Monday 23 September 2013

Invention of the Day: The 2000-year-old computer

No-one knows who invented it—it might have been Archimedes. But the oldest known computer was not made in the twentieth century, or even the century before that. Its construction has been dated to the early 1st century BC, more than tw0-thousand years ago, and was recovered from sunken wreck off the southern coast of Greece just over a hundred years ago.

A two-thousand-year-old computer!  No bigger than a modern laptop!

Blogger Neil Craig reckons “the Antikythera mechanism is just about the most astonishing historical artefact there is.” It is not a hoax. It is, sadly, not complete.  But Professor Michael Edmunds of Cardiff University, who led a 2006 study of the remains, sums up how astonishing this mechanism is:

"This device is just extraordinary, the only thing of its kind. The design is beautiful, the astronomy is exactly right. The way the mechanics are designed just makes your jaw drop.
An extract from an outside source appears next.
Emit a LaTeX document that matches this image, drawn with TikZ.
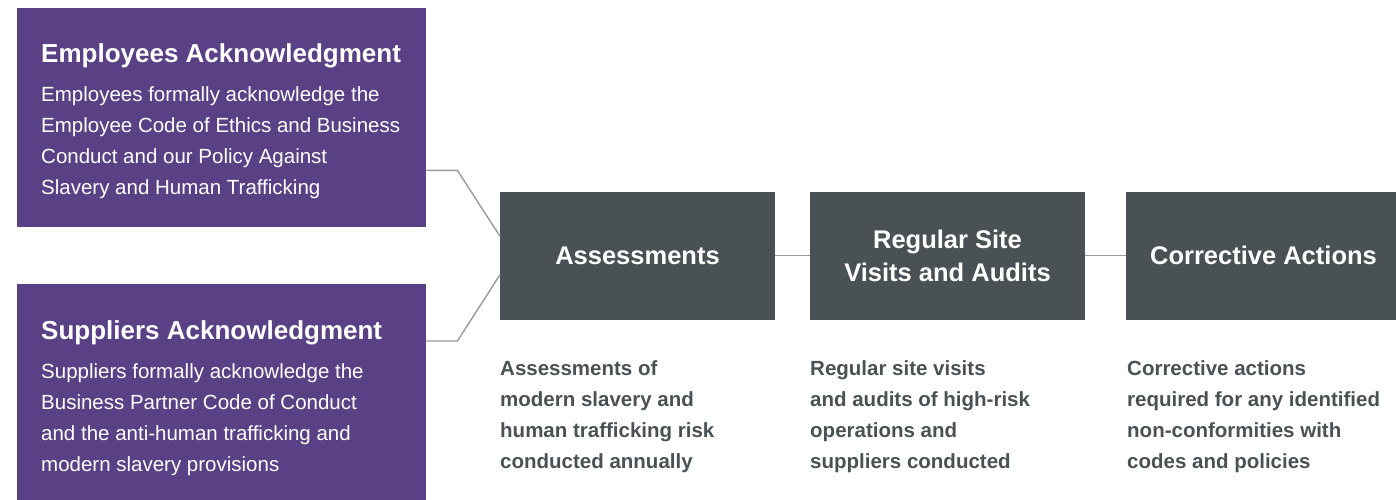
\documentclass[tikz,border=0pt]{standalone}
\usepackage{fontspec}
\setmainfont{Liberation Sans}
\usetikzlibrary{calc}

\definecolor{ackpurple}{HTML}{5A4085}
\definecolor{stepgray}{HTML}{4A5154}
\definecolor{linkgray}{HTML}{9A9A9A}

\tikzset{
  ackbox/.style={fill=ackpurple, anchor=north west, minimum width=409pt, inner sep=0pt},
  acktitle/.style={anchor=base west, text=white, inner sep=0pt,
    font=\bfseries\fontsize{26}{31}\selectfont},
  % multi-line texts are placed by the baseline of their last line
  acktext/.style={anchor=base west, text=white, align=left, inner sep=0pt,
    font=\fontsize{20.5}{31}\selectfont},
  stepbox/.style={fill=stepgray, text=white, minimum width=275pt, minimum height=128pt,
    align=center, inner sep=0pt, font=\bfseries\fontsize{25.5}{33}\selectfont},
  stepnote/.style={anchor=base west, text=stepgray, align=left, inner sep=0pt,
    font=\bfseries\fontsize{20.5}{31}\selectfont},
  link/.style={draw=linkgray, line width=1.4pt}
}

\begin{document}
\begin{tikzpicture}[x=1pt,y=-1pt]
            \useasboundingbox (0,0) rectangle (1396,499);
            % acknowledgments
            \node [ackbox, minimum height=219pt] (empBox) at (17,8) {};
            \node [acktitle] (empTitle) at (41,62) {Employees Acknowledgment};
            \node [acktext] (empText) at (41,194) {Employees formally acknowledge the\\Employee Code of Ethics and Business\\Conduct and our Policy Against\\Slavery and Human Trafficking};
            \node [ackbox, minimum height=216pt] (supBox) at (17,284) {};
            \node [acktitle] (supTitle) at (41,339) {Suppliers Acknowledgment};
            \node [acktext] (supText) at (41,471) {Suppliers formally acknowledge the\\Business Partner Code of Conduct\\and the anti-human trafficking and\\modern slavery provisions};
            % steps
            \node [stepbox] (assess) at (637.5,255.5) {Assessments};
            \node [stepbox] (audits) at (947.5,255.5) {Regular Site\\Visits and Audits};
            \node [stepbox] (correct) at (1263.5,255.5) {Corrective Actions};
            \node [stepnote] (assessNote) at (500,468) {Assessments of\\modern slavery and\\human trafficking risk\\conducted annually};
            \node [stepnote] (auditsNote) at (810,468) {Regular site visits\\and audits of high-risk\\operations and\\suppliers conducted};
            \node [stepnote] (correctNote) at (1127,468) {Corrective actions\\required for any identified\\non-conformities with\\codes and policies};
            % connectors
            \coordinate (empOut) at ($(empBox.south east)+(0,-57)$);
            \coordinate (supOut) at ($(supBox.north east)+(0,57)$);
            \coordinate (assessTop) at ($(assess.west)+(0,-19.5)$);
            \coordinate (assessLow) at ($(assess.west)+(0,19.5)$);
            \draw [link] (empOut) -- ++(31,0) -- (assessTop);
            \draw [link] (supOut) -- ++(31,0) -- (assessLow);
            \draw [link] (assess) -- (audits);
            \draw [link] (audits) -- (correct);
\end{tikzpicture}
\end{document}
Whoever has done this has done it extremely carefully ... in terms of historic and scarcity value, I have to regard this mechanism as being more valuable than the Mona Lisa."
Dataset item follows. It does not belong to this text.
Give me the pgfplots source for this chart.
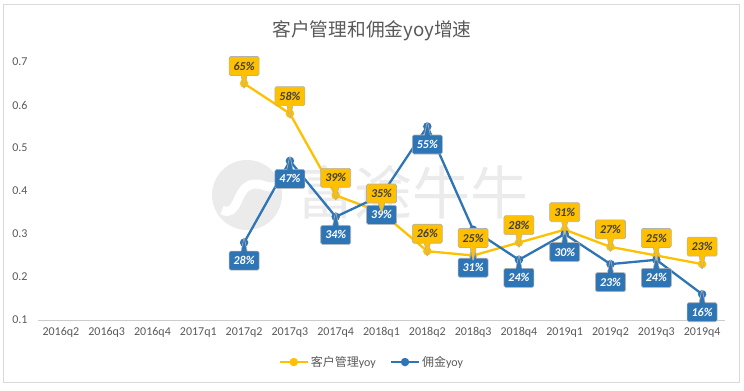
\documentclass[border=0pt]{standalone}
\usepackage{pgfplots}
\pgfplotsset{compat=1.18}
\usepackage{fontspec}
\setmainfont{Carlito}
\newfontfamily\cjk{Noto Sans CJK SC}
\usetikzlibrary{shapes.callouts}
\definecolor{ygold}{HTML}{FFC000}
\definecolor{bblue}{HTML}{2E75B6}
\definecolor{txt}{HTML}{595959}
\definecolor{lbltxt}{HTML}{404040}
\definecolor{wm}{HTML}{EBEBEB}
\tikzset{lbl/.style={rectangle callout, rounded corners=1.5bp, draw=black!30, line width=0.6bp,
    minimum width=30bp, minimum height=19bp, inner sep=1bp, callout pointer width=6bp,
    font=\fontsize{12bp}{14bp}\selectfont\bfseries\itshape}}
\begin{document}
\begin{tikzpicture}[x=1bp,y=1bp]
\path[use as bounding box] (0,0) rectangle (744,390);
\draw[color=black!15, line width=0.8bp] (3.5,7.5) rectangle (739.5,385.5);
% watermark
\fill[wm] (247,195) circle (35);
\draw[white, line width=9] (222,180) .. controls (238,172) and (236,200) .. (250,205) .. controls (262,209) and (266,200) .. (276,204);
\node[text=wm, font=\cjk\fontsize{58bp}{60bp}\selectfont] at (412,198) {富途牛牛};
% title
\node[text=txt, font=\cjk\fontsize{18.7bp}{22bp}\selectfont] at (372,359) {客户管理和佣金yoy增速};
\begin{axis}[
  at={(38bp,70bp)}, anchor=south west,
  scale only axis, width=687bp, height=258bp,
  xmin=-0.5, xmax=14.5, ymin=0.1, ymax=0.7,
  xtick={0,...,14},
  xticklabels={2016q2,2016q3,2016q4,2017q1,2017q2,2017q3,2017q4,2018q1,2018q2,2018q3,2018q4,2019q1,2019q2,2019q3,2019q4},
  ytick={0.1,0.2,0.3,0.4,0.5,0.6,0.7},
  yticklabel style={/pgf/number format/fixed, /pgf/number format/fixed zerofill, /pgf/number format/precision=1, /pgf/number format/assume math mode=true, xshift=-7bp},
  major tick length=0pt,
  axis line style={draw=none},
  tick label style={text=txt, font=\fontsize{12bp}{14bp}\selectfont},
  xticklabel style={yshift=-4bp},
  clip=false,
  legend style={at={(0.486,-0.163)}, anchor=center, draw=none, fill=none,
    legend columns=2, font=\fontsize{12bp}{14bp}\selectfont, text=txt,
    /tikz/every even column/.append style={column sep=12bp}},
  legend image code/.code={\draw[mark repeat=2,mark phase=2,#1] plot coordinates {(0bp,0bp) (14bp,0bp) (28bp,0bp)};},
]
\draw[black!20, line width=0.8bp] (rel axis cs:0,0) -- (rel axis cs:1,0);
\addplot[color=ygold, line width=2.3bp, mark=*, mark size=3bp, mark options={fill=ygold}]
  coordinates {(4,0.65) (5,0.58) (6,0.39) (7,0.35) (8,0.26) (9,0.25) (10,0.28) (11,0.31) (12,0.27) (13,0.25) (14,0.23)};
\addlegendentry{{\cjk 客户管理}yoy}
\addplot[color=bblue, line width=2.3bp, mark=*, mark size=3bp, mark options={fill=bblue}]
  coordinates {(4,0.28) (5,0.47) (6,0.34) (7,0.39) (8,0.55) (9,0.31) (10,0.24) (11,0.30) (12,0.23) (13,0.24) (14,0.16)};
\addlegendentry{{\cjk 佣金}yoy}
% blue labels
\addplot[draw=none, forget plot, point meta=y*100,
  nodes near coords={\pgfmathprintnumber[fixed,precision=0,assume math mode=true]{\pgfplotspointmeta}\%},
  every node near coord/.append style={lbl, fill=bblue, text=white, anchor=center, yshift=-18bp,
    callout relative pointer={(90:14bp)}}]
  coordinates {(4,0.28) (5,0.47) (6,0.34) (8,0.55) (10,0.24) (11,0.30) (12,0.23) (13,0.24) (14,0.16)};
\addplot[draw=none, forget plot, point meta=y*100,
  nodes near coords={\pgfmathprintnumber[fixed,precision=0,assume math mode=true]{\pgfplotspointmeta}\%},
  every node near coord/.append style={lbl, fill=bblue, text=white, anchor=center, yshift=-19.5bp,
    callout relative pointer={(90:14bp)}}]
  coordinates {(7,0.39)};
\addplot[draw=none, forget plot, point meta=y*100,
  nodes near coords={\pgfmathprintnumber[fixed,precision=0,assume math mode=true]{\pgfplotspointmeta}\%},
  every node near coord/.append style={lbl, fill=bblue, text=white, anchor=center, yshift=-38bp,
    callout relative pointer={(90:28bp)}}]
  coordinates {(9,0.31)};
% yellow labels on top
\addplot[draw=none, forget plot, point meta=y*100,
  nodes near coords={\pgfmathprintnumber[fixed,precision=0,assume math mode=true]{\pgfplotspointmeta}\%},
  every node near coord/.append style={lbl, fill=ygold, text=lbltxt, anchor=center, yshift=17.5bp,
    callout relative pointer={(270:14bp)}}]
  coordinates {(4,0.65) (5,0.58) (6,0.39) (8,0.26) (9,0.25) (10,0.28) (11,0.31) (12,0.27) (13,0.25) (14,0.23)};
\addplot[draw=none, forget plot, point meta=y*100,
  nodes near coords={\pgfmathprintnumber[fixed,precision=0,assume math mode=true]{\pgfplotspointmeta}\%},
  every node near coord/.append style={lbl, fill=ygold, text=lbltxt, anchor=center, yshift=19bp,
    callout relative pointer={(270:10.5bp)}}]
  coordinates {(7,0.35)};
\end{axis}
\end{tikzpicture}
\end{document}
A 1-hour BBC documentary talks about the mechanism, designed and built to track the movement of stars and plants, presumably to help with seagoing navigation.

image

[Hat tip A Place to Stand]

3 comments:

TheArtfulBurner said...

I saw the whole documentary. Quite fascinating. There is certainly mathematics embodied within it but to call it a computer is going a bit far. It is a beautiful mechanism. Fabulously crafted no doubt. It must have been a marvel to behold when intact. But really it is no more than a very elaborate clock. I hope that doesn't disappoint anyone. It was not in any way programmable as such.

Terry said...

The Ancient Greek civilization was the greatest the world has ever known. Not because of what they achieved, but because of what they achieved under the circumstances, and, most of all, because of the veneration they held for their own identity as human beings.

Anonymous said...

I agree, this is no more a computer than a clock is. Although, maybe we are doing a disservice to clocks!
Great story and doco and to me that shows just how good science is and that every postmodernist, social constructionist, poststructuralist needs to take a good hard look at themselves and realise that they are not making a contribution to the world of knowledge.